E a inocência era tão grande que foi uma.edição, uns anos antes, desse exercício performativo (do qual deixei o link acima) que me fez escolher o lugar para onde fui estudar - foi mais o feeling de que era um assunto importante no contexto que vivia, do que efetivamente ter logo apreendido o que lhe estava subjacente (isso ando hoje a tentar).
No meu primeiro ano da faculdade ainda não tinha internet na casa onde arrendei um quarto. Quase todos os dias ia com os meus colegas à sala de chat: o cafezito na esquina do quarteirão. Passados 2/3 anos, com internet em casa, essa rotina terminou quase abruptamente e passamos a falar, cada vez mais, na sala de chat virtual.
Pouco tempo depois, iniciei o meu primeiro blog: o paraíso na outra esquina (título que adoro, "roubado" de livro e autor que já gostei mais... mas que na altura foi importante) e deparo-me com toda uma nova e radical realidade realidade comunicacional.
Entretanto surgem as redes sociais fechadas e - coincidência? - um dos promotores do rss e dos formatos abertos (a base da arquitetura dos blogs), um millenial chamado Aaron Swartz começa a ser perseguido (culmina com o seu suicídio em 2013).
Todas estas experiências e dores de crescimento, aguçaram a minha atenção para um elemento que me parece fulcral: o jovem da geração z já não teve o privilégio da experiência que acima relatei (e, mesmo que a procure, esbarrara sempre numa sociedade já transformada pela nova tecnologia de mediação).
Ora, privados dessa experiência fundacional, e, dessa forma, serem agentes fulcrais na especificação tecnológica (na forma como ela é apropriada, regulada e integrada coletivamente) é imperativo oferecer um espaço formal e estruturado, de conhecimento, de consciencialização.
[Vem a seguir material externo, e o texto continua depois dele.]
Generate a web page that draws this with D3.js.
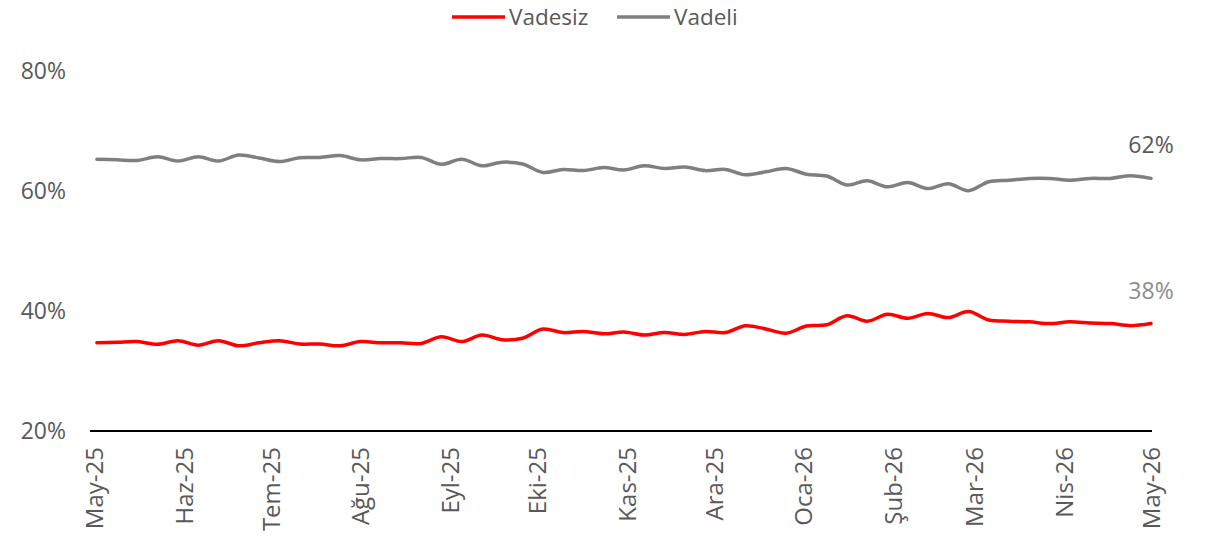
<!DOCTYPE html>
<html>
<head>
<meta charset="utf-8">
<script src="https://cdn.jsdelivr.net/npm/d3@7"></script>
<style>
  body { margin: 0; background: #fff; }
  text { font-family: "Open Sans", Lato, sans-serif; fill: #595959; }
</style>
</head>
<body>
<div class="chart"></div>
<script>
// weekly shares (%), first week ending 2 May 2025
var firstWeek = new Date(2025, 4, 2);
var vadesiz = [34.7, 34.8, 34.9, 34.45, 35.05, 34.3, 35.05, 34.2, 34.7, 35.05,
               34.5, 34.5, 34.2, 34.9, 34.7, 34.7, 34.6, 35.7, 34.9, 36.0,
               35.2, 35.45, 37.0, 36.4, 36.6, 36.2, 36.5, 36.0, 36.4, 36.1,
               36.6, 36.4, 37.55, 37.0, 36.3, 37.5, 37.7, 39.2, 38.3, 39.45,
               38.8, 39.6, 38.9, 39.9, 38.5, 38.3, 38.2, 37.9, 38.2, 38.0,
               37.9, 37.55, 37.9];
var vadeli = [65.3, 65.2, 65.1, 65.7, 65.0, 65.7, 65.0, 66.0, 65.5, 64.9,
              65.55, 65.6, 65.9, 65.2, 65.4, 65.4, 65.6, 64.45, 65.3, 64.2,
              64.8, 64.5, 63.1, 63.6, 63.4, 63.9, 63.5, 64.2, 63.75, 64.0,
              63.4, 63.6, 62.7, 63.2, 63.75, 62.8, 62.5, 61.0, 61.7, 60.7,
              61.4, 60.4, 61.2, 60.05, 61.55, 61.8, 62.1, 62.1, 61.8, 62.1,
              62.1, 62.55, 62.1];
var monthLabels = ["May-25", "Haz-25", "Tem-25", "Ağu-25", "Eyl-25", "Eki-25", "Kas-25",
                   "Ara-25", "Oca-26", "Şub-26", "Mar-26", "Nis-26", "May-26"];
var yTicks = [20, 40, 60, 80];
var seriesNames = ["Vadesiz", "Vadeli"];
var seriesColors = ["#ff0000", "#7f7f7f"];
var labelColors = ["#8c8c8c", "#595959"];

var width = 1215, height = 539;
var svg = d3.select(".chart").append("svg").attr("width", width).attr("height", height);

var x = d3.scaleTime()
    .domain([new Date(2025, 4, 1), new Date(2026, 4, 1)])
    .range([94, 1151]);
var y = d3.scaleLinear().domain([20, 80]).range([431, 71]);

var dates = vadesiz.map(function(d, i) { return d3.timeDay.offset(firstWeek, i * 7); });

// y labels
svg.selectAll(".ylab").data(yTicks).enter().append("text")
    .attr("class", "ylab")
    .attr("x", 66)
    .attr("y", function(d) { return y(d); })
    .attr("dy", "0.35em")
    .attr("text-anchor", "end")
    .style("font-size", "23px")
    .text(function(d) { return d + "%"; });

// x axis
var monthTicks = d3.timeMonth.range(new Date(2025, 4, 1), new Date(2026, 4, 2));
var xAxis = d3.axisBottom(x)
    .tickValues(monthTicks)
    .tickSize(0)
    .tickFormat(function(d, i) { return monthLabels[i]; });

var gx = svg.append("g").attr("transform", "translate(0," + y(20) + ")").call(xAxis);
gx.select(".domain").attr("d", "M90,0H1152").attr("stroke", "#000").attr("stroke-width", 2.2);
gx.selectAll("text")
    .attr("transform", "rotate(-90)")
    .attr("x", -16)
    .attr("y", 0)
    .attr("dy", "0.35em")
    .attr("text-anchor", "end")
    .style("font-size", "24px")
    .style("font-family", "'Open Sans', Lato, sans-serif")
    .attr("fill", "#595959");

// lines
var line = d3.line()
    .x(function(d, i) { return x(dates[i]); })
    .y(function(d) { return y(d); })
    .curve(d3.curveCatmullRom.alpha(0.5));

[vadesiz, vadeli].forEach(function(s, k) {
    svg.append("path")
        .datum(s)
        .attr("d", line)
        .attr("fill", "none")
        .attr("stroke", seriesColors[k])
        .attr("stroke-width", 3.5)
        .attr("stroke-linecap", "round");

    var last = s.length - 1;
    svg.append("text")
        .attr("x", x(dates[last]))
        .attr("y", y(s[last]) - 25)
        .attr("text-anchor", "middle")
        .style("font-size", "23px")
        .style("fill", labelColors[k])
        .text(Math.round(s[last]) + "%");
});

// legend
var legend = svg.append("g");
var legX = [452, 617];
seriesNames.forEach(function(n, k) {
    legend.append("line")
        .attr("x1", legX[k]).attr("x2", legX[k] + 53)
        .attr("y1", 17).attr("y2", 17)
        .attr("stroke", seriesColors[k])
        .attr("stroke-width", 3.5);
    legend.append("text")
        .attr("x", legX[k] + 57)
        .attr("y", 17)
        .attr("dy", "0.35em")
        .style("font-size", "22.5px")
        .text(n);
});
</script>
</body>
</html>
Que leve à acção, à (re)apropriação e à redefinição da configuração destas infraestruturas de mediação. Sem esse trabalho coletivo - e a escola parece-me a melhor "infraestrutura" para isso - não podemos esperar que aqueles que foram imersos neste mundo mediado pela tecnologia digital as responsabilidades quase únicas que tantas vezes ouvimos exigirem-lhes, quando até num tom acusatório.

Sim, existe uma responsabilidade individual. Mas não podemos descurar os efeitos do meio. E o meio parece-me que está cada vez mais configurado para fragmentar as redes fortes (assentes na comunicação presencial e analógica), a favor desse arquipélago de redes fracas, paradoxalmente mais fáceis de manipular ainda que menos fáceis de controlar (centralmente).

Abraço e boa semana.



Anónimo disse...

Concordo com tudo, Paulo. É mesmo isso que falta à geração z (para o bem ou para o mal, veremos). E é também esse o problema da geração x. Talvez sejam os pequenos z's a nos salvarem, já totalmente adaptados e crescidos num novo mundo que dominarão melhor que nós.